July 28, 2016 – Imagine twenty years ago if a private company had made such an announcement. Who would have thought it was credible? But today if any private space company has the skill set to make a go of it in getting to Mars it is SpaceX.
The company and its founder, Elon Musk, are committed to getting a human colony established on the Red Planet sometime in the 2020s, a decade before NASA. Will they succeed? I’m not sure because Mars will be very hard as a place for humans to survive.
We have yet to master creating self-sustaining environments in any space venture to date. The International Space Station constantly requires supply replenishment and at worst a mission to it can take up to three days depending on the launch window. Consider its location in low-Earth orbit and now look at the distances to Mars and you can understand my skepticism.
Nonetheless, like so many past pioneers, Musk and his SpaceX enthusiasts are out to establish a new human frontier. There has been nothing like it since the Apollo missions, Columbus’ voyages to the Americas, the Vikings’ discovery of North America, and when humans first crossed the Beringia land bridge to North America.
So how will they pull it off for $300 million when NASA’s budget for a human mission to Mars runs into the hundreds of billions? SpaceX commitment to driving down the cost of getting to space is well noted. They have successfully launched a returned first stages of their Falcon 9 booster to Earth and intend to re-fly one of them sometime this fall. That sets a new economic paradigm.
SpaceX intends to reuse almost all of the rocket parts it sends into space, not just the first stage, as it continues to experiment with new technologies. This will be true for the Falcon Heavy, the latest launcher from the company that will be tested sometime before the end of this year. Only the Falcon Heavy will have the payload capacity to support a interplanetary mission capable of delivering an enhanced Dragon 2.0 capsule, called the Red Dragon, to Mars.
What’s interesting is how NASA intends to assist SpaceX in the Red Dragon mission. For every $10 SpaceX is planning to spend, NASA will contribute $1. NASA’s investment will be in the from of expertise including defining landing sites on Mars, hardening the Dragon to withstand interplanetary space travel, and providing access to the agency’s Deep Space communication network.
For this help NASA will fly along in sharing all the data SpaceX collects. The big interest for NASA is seeing how the SpaceX landing technology pans out in the descent to the Martian surface. Aerobraking such as is done by capsules, the former American shuttle, and the Falcon 9 is not possible on Mars.
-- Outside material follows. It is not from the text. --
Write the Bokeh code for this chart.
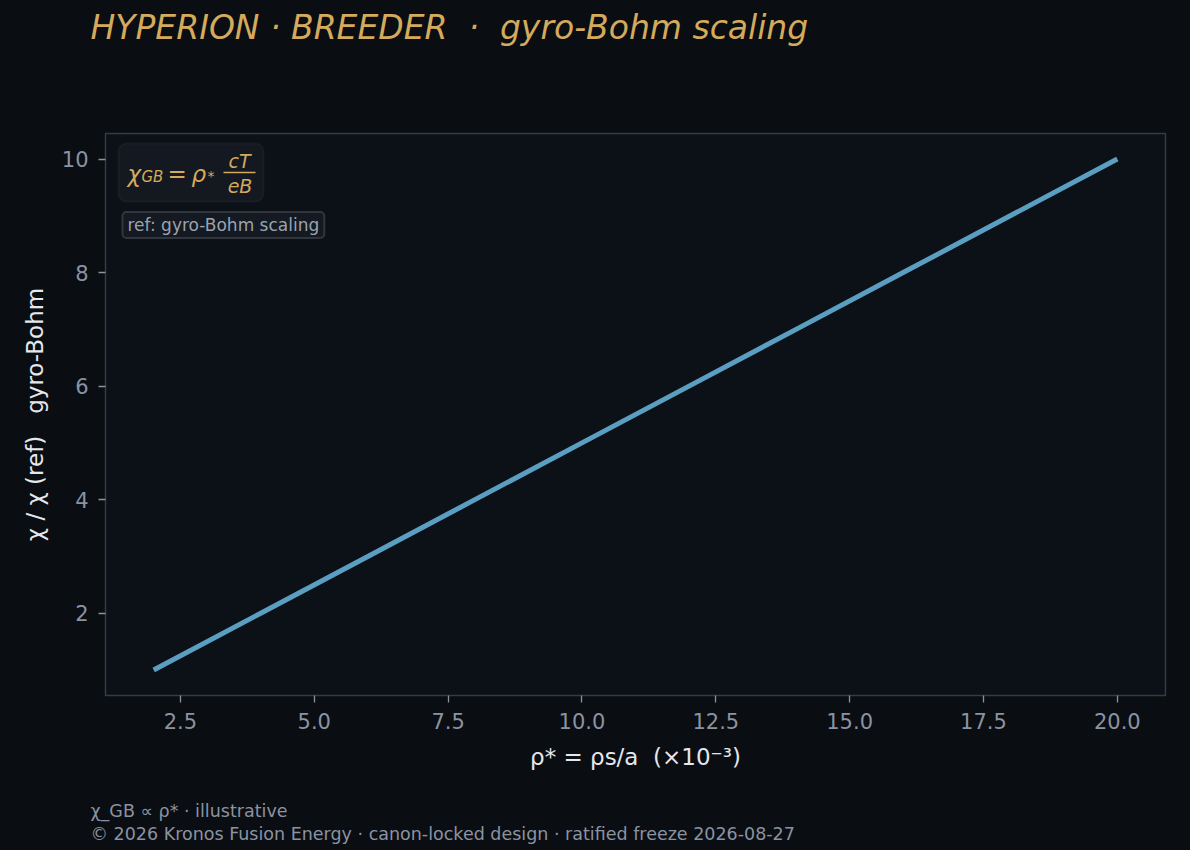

SpaceX must perfect an ability to do supersonic retro-propulsion. To date the heaviest object to land on Mars is the Curiosity rover weighing approximately one ton. Red Dragon will be almost 10 times that weight and those Draco engines built into the current version 2.0 of the technology will not provide enough counter-thrust to stop the capsule from a bone-crushing crash. For later planned missions with human crews, the landing capsules will weigh significantly more than the 10 tons expected for the Red Dragon, so SpaceX needs to add propulsion technology capable of reducing the descent speed for a soft landing and succeed in the tenuous atmosphere of Mars where air resistance is virtually non-existent.
What’s involved in building supersonic retro-propulsion? States Rob Manning, program engineer at NASA’s Jet Propulsion Laboratory, “we have to build a complete system and fly it backwards at supersonic velocity.” SpaceX has demonstrated the possibility of achieving this with its supersonic re-entries of the first stage of Falcon 9. Manning states, “that was the test we always wanted.”
As for the date of the planned Red Ragon mission, the launch window of 2018 is dictated by the optimal positioning of Mars relative to Earth affording the shortest time needed to get to the Red Planet. That window opens up every 26 months. If SpaceX is successful with Red Dragon then it may pave the way for a human mission as early as three optimal launch windows later, sometime late in 2024 with a landing in 2025.
These are the dreams of Elon Musk and SpaceX, the United States’ premier private space enterprise. And for NASA a $30 million investment may be the best and cheapest amount of money it has ever spent on interplanetary missions.